**Set task:**
Nothing but the lines from the one containing "Recreate this image" down to the one containing "import numpy as np", both included, should be echoed, and each exactly as it stands.

**Data entries:**
☆ ☆ ☆ ☆ ☆

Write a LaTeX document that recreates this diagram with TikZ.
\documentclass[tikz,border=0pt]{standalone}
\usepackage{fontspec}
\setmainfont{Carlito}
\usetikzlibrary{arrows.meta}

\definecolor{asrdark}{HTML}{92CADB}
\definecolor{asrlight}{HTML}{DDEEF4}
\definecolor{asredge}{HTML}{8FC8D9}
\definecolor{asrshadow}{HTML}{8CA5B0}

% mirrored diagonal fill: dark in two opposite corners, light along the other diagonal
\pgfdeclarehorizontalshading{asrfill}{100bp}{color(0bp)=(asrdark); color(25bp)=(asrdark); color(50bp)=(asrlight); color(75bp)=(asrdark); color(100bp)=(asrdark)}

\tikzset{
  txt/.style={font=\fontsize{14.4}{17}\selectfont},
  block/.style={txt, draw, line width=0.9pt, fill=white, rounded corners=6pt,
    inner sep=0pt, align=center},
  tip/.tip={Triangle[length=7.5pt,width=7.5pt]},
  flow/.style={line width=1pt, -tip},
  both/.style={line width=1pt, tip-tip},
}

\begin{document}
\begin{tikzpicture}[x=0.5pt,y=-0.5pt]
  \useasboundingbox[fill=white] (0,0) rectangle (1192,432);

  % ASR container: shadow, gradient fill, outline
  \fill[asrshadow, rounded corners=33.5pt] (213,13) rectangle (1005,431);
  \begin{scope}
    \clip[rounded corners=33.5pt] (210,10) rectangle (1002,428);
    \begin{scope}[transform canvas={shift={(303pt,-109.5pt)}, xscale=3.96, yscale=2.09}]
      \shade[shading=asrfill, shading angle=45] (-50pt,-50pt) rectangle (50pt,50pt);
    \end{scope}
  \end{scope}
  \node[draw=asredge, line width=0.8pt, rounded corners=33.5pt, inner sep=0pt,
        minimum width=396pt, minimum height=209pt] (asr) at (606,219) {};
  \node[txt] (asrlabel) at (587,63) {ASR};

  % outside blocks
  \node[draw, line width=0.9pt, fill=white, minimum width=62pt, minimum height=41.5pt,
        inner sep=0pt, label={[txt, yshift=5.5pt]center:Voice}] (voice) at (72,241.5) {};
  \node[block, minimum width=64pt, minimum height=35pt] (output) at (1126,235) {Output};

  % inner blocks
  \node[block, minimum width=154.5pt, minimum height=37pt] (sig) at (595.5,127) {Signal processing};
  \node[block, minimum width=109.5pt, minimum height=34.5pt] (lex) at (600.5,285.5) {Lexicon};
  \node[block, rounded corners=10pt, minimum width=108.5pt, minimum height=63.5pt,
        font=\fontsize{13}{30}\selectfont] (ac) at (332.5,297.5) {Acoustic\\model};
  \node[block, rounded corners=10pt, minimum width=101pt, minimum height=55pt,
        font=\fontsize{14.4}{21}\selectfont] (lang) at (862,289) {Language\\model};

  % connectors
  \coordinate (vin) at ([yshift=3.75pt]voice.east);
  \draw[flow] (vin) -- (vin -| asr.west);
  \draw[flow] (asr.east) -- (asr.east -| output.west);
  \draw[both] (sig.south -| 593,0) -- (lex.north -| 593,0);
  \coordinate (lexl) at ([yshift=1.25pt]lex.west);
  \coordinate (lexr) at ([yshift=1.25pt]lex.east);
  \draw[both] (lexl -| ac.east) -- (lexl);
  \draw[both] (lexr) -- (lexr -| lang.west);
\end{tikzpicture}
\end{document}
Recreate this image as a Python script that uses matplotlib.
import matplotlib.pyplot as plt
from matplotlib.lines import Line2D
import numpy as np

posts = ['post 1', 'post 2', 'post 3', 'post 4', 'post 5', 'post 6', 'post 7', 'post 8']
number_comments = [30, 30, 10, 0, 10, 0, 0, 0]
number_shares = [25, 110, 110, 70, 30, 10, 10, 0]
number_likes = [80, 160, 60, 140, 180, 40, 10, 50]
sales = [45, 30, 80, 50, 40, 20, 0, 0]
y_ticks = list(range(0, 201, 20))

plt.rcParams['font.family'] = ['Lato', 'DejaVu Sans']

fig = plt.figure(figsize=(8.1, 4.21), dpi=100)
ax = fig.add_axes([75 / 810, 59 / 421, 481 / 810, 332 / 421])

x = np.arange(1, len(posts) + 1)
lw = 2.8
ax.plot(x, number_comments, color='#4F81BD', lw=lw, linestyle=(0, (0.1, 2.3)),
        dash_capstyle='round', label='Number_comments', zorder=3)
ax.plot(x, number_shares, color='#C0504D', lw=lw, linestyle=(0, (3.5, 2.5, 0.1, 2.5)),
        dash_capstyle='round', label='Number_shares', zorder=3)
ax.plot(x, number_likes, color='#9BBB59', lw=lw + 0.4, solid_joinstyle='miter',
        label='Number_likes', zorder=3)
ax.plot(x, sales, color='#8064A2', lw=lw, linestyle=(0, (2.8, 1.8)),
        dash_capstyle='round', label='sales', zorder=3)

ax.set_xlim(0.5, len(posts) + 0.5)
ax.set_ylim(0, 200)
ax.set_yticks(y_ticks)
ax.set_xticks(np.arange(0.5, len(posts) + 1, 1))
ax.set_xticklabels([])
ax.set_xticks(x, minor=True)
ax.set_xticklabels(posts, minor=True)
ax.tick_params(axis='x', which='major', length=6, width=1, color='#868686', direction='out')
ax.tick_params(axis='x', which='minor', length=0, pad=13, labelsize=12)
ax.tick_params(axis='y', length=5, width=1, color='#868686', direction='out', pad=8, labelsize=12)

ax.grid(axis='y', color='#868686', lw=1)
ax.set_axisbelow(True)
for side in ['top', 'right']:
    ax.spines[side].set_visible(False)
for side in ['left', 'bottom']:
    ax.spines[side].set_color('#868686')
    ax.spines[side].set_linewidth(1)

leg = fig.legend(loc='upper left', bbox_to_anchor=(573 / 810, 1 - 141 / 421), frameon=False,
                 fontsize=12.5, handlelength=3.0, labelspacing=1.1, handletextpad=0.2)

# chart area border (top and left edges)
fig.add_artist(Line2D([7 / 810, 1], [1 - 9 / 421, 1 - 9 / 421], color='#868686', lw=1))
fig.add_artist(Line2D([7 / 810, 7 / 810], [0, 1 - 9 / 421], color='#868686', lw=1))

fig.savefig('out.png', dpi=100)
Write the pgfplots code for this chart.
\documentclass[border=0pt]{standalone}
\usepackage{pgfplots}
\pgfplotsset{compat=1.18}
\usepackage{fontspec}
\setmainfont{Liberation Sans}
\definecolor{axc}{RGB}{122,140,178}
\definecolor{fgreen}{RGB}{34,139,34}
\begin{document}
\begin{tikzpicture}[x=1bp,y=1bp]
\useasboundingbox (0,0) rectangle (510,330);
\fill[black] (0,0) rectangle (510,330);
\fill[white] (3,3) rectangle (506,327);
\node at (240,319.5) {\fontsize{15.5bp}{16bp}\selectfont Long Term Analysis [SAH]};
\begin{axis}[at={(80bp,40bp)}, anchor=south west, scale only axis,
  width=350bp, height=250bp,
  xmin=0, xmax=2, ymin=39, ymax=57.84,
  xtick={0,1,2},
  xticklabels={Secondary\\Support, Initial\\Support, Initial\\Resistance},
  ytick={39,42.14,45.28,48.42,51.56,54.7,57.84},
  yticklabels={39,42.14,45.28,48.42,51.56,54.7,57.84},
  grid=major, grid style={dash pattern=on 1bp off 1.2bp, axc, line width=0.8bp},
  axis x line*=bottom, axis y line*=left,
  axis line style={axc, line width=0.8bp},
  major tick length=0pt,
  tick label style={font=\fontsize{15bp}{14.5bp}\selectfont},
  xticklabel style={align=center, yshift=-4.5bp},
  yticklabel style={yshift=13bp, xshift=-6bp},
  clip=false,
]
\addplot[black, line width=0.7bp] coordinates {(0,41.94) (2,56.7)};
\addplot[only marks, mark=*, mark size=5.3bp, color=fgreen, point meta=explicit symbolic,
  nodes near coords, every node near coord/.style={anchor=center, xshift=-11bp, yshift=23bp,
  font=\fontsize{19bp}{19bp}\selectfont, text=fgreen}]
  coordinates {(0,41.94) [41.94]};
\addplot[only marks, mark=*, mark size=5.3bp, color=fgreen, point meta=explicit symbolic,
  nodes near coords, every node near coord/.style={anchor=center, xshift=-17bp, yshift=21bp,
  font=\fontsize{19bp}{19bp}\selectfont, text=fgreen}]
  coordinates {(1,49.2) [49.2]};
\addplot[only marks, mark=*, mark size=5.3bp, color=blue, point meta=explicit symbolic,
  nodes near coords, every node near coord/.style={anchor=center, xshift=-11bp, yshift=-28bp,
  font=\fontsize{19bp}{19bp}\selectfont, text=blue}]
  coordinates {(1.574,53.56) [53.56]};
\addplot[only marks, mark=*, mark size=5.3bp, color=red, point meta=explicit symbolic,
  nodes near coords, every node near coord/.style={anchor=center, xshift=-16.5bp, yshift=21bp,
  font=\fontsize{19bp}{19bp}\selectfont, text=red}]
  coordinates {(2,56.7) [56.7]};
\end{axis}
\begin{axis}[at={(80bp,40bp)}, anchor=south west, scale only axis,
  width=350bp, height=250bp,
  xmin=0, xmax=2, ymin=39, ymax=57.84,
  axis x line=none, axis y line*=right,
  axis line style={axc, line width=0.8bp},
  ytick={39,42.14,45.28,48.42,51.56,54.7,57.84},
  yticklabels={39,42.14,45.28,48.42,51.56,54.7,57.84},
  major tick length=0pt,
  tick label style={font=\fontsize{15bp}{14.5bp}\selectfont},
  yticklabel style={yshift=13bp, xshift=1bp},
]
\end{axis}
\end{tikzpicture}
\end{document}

☆ ☆ ☆ ☆ ☆

**Finished task:**
Recreate this image as a Python script that uses matplotlib.
import matplotlib.pyplot as plt
from matplotlib.lines import Line2D
import numpy as np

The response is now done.